* Given request
Write the lines out again, from the top of the material to the line containing "ax = fig.add_axes([158", pictures excluded.

* Dataset excerpts
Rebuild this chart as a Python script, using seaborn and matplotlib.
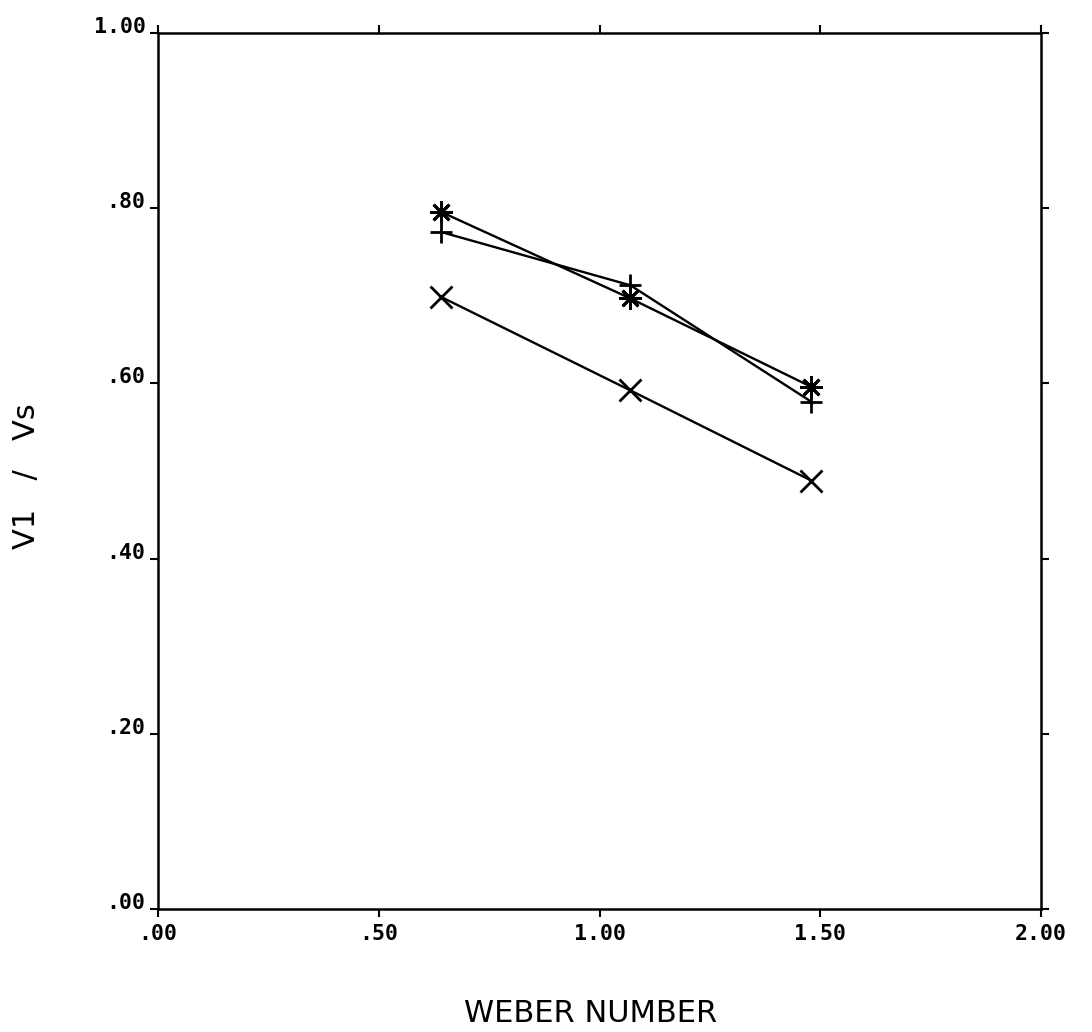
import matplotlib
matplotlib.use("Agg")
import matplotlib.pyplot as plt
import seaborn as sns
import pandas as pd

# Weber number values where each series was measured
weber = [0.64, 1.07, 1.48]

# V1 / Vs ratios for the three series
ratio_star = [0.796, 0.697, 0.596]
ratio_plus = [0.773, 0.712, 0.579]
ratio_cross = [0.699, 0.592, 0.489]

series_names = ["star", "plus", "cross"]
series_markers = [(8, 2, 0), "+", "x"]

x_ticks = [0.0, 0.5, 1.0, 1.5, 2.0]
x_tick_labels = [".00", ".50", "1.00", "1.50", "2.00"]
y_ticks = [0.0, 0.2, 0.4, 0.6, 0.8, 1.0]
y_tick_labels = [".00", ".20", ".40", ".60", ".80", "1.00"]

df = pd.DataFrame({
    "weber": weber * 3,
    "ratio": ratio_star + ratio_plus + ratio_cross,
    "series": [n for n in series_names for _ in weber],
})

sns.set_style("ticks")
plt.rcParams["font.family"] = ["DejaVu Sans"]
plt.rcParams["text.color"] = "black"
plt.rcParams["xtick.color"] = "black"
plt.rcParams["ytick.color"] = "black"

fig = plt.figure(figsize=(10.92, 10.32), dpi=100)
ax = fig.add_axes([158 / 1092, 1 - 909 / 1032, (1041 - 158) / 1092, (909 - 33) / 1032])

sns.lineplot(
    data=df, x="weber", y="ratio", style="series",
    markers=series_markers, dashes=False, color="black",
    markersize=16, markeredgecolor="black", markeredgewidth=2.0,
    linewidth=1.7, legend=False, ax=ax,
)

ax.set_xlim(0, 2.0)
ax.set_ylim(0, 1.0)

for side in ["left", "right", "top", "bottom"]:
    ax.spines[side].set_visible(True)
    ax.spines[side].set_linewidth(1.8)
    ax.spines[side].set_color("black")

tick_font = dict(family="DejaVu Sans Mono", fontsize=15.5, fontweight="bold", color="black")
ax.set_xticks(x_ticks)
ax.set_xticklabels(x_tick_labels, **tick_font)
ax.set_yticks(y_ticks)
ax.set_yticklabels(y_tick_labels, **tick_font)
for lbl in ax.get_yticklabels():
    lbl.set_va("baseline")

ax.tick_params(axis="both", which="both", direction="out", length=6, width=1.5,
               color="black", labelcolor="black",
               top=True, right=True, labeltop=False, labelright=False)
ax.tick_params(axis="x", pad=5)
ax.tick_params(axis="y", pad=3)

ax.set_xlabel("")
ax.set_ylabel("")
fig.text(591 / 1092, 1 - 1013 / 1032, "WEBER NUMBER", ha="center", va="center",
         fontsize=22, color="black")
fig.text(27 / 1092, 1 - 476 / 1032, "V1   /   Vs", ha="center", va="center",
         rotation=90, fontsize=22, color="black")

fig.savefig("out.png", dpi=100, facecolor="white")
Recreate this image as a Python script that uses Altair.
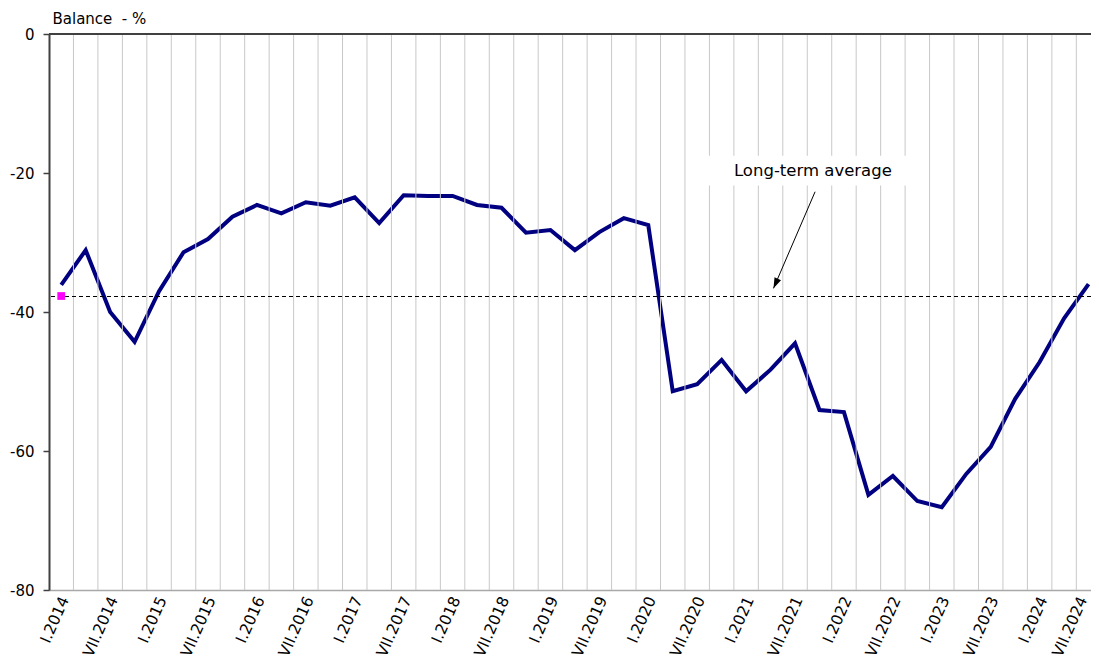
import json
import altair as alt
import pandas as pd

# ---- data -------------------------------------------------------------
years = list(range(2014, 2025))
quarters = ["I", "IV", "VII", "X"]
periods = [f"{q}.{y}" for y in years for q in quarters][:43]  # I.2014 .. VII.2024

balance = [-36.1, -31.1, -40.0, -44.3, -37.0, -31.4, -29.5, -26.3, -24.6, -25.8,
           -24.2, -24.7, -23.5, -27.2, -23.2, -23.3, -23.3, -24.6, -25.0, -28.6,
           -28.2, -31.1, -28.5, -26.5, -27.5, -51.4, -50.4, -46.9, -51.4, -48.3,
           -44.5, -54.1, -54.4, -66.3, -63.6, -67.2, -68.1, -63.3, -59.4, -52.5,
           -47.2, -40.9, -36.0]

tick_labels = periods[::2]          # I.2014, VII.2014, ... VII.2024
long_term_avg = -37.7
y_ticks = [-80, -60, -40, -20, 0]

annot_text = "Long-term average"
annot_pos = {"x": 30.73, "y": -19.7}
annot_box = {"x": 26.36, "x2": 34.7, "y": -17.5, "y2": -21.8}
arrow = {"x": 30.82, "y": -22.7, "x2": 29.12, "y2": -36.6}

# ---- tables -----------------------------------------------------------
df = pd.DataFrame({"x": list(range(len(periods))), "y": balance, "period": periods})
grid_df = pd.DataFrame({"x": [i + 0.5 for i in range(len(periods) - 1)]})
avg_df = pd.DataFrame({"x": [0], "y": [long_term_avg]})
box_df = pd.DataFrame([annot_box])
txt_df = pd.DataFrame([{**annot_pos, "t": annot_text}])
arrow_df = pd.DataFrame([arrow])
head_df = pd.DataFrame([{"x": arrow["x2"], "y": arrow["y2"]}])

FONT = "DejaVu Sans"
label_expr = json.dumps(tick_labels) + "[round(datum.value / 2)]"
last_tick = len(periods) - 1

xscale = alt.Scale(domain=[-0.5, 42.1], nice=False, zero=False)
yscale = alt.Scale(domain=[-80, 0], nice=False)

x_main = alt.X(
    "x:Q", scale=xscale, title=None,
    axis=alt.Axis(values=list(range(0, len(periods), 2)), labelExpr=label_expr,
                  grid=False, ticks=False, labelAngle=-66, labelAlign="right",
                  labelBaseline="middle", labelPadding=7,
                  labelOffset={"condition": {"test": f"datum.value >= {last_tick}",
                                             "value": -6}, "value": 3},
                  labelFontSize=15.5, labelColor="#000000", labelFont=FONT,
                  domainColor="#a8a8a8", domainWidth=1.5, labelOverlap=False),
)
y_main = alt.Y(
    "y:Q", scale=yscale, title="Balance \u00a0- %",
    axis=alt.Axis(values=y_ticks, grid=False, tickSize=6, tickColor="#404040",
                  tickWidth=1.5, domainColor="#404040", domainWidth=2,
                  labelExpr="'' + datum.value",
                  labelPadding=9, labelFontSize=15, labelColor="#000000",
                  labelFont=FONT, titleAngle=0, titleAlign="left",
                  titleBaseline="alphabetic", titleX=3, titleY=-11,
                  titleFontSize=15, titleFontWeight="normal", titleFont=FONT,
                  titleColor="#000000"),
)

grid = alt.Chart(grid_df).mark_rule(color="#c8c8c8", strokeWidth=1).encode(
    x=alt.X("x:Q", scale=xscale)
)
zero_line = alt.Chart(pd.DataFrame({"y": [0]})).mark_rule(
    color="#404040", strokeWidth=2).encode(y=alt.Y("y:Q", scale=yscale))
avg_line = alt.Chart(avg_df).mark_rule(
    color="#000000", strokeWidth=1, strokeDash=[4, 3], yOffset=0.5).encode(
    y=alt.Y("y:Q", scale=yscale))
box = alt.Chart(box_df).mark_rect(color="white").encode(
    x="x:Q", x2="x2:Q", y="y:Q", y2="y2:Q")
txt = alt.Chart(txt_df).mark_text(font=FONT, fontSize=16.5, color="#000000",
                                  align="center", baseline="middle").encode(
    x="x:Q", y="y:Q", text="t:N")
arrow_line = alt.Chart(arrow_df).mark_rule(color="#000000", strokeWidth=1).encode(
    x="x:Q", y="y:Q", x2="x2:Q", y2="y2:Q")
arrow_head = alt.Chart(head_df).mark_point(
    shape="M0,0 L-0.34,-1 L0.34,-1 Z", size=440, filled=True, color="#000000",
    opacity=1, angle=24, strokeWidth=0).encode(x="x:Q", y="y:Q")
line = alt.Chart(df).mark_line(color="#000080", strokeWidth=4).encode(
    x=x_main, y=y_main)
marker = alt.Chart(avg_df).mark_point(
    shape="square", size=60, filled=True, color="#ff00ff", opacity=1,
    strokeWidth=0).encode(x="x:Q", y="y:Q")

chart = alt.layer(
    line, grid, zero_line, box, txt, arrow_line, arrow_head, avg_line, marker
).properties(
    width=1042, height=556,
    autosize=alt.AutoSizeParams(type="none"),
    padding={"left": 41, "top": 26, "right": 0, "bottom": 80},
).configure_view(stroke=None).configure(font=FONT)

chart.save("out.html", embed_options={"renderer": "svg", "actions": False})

* Worked solution
Rebuild this chart as a Python script, using seaborn and matplotlib.
import matplotlib
matplotlib.use("Agg")
import matplotlib.pyplot as plt
import seaborn as sns
import pandas as pd

# Weber number values where each series was measured
weber = [0.64, 1.07, 1.48]

# V1 / Vs ratios for the three series
ratio_star = [0.796, 0.697, 0.596]
ratio_plus = [0.773, 0.712, 0.579]
ratio_cross = [0.699, 0.592, 0.489]

series_names = ["star", "plus", "cross"]
series_markers = [(8, 2, 0), "+", "x"]

x_ticks = [0.0, 0.5, 1.0, 1.5, 2.0]
x_tick_labels = [".00", ".50", "1.00", "1.50", "2.00"]
y_ticks = [0.0, 0.2, 0.4, 0.6, 0.8, 1.0]
y_tick_labels = [".00", ".20", ".40", ".60", ".80", "1.00"]

df = pd.DataFrame({
    "weber": weber * 3,
    "ratio": ratio_star + ratio_plus + ratio_cross,
    "series": [n for n in series_names for _ in weber],
})

sns.set_style("ticks")
plt.rcParams["font.family"] = ["DejaVu Sans"]
plt.rcParams["text.color"] = "black"
plt.rcParams["xtick.color"] = "black"
plt.rcParams["ytick.color"] = "black"

fig = plt.figure(figsize=(10.92, 10.32), dpi=100)
ax = fig.add_axes([158 / 1092, 1 - 909 / 1032, (1041 - 158) / 1092, (909 - 33) / 1032])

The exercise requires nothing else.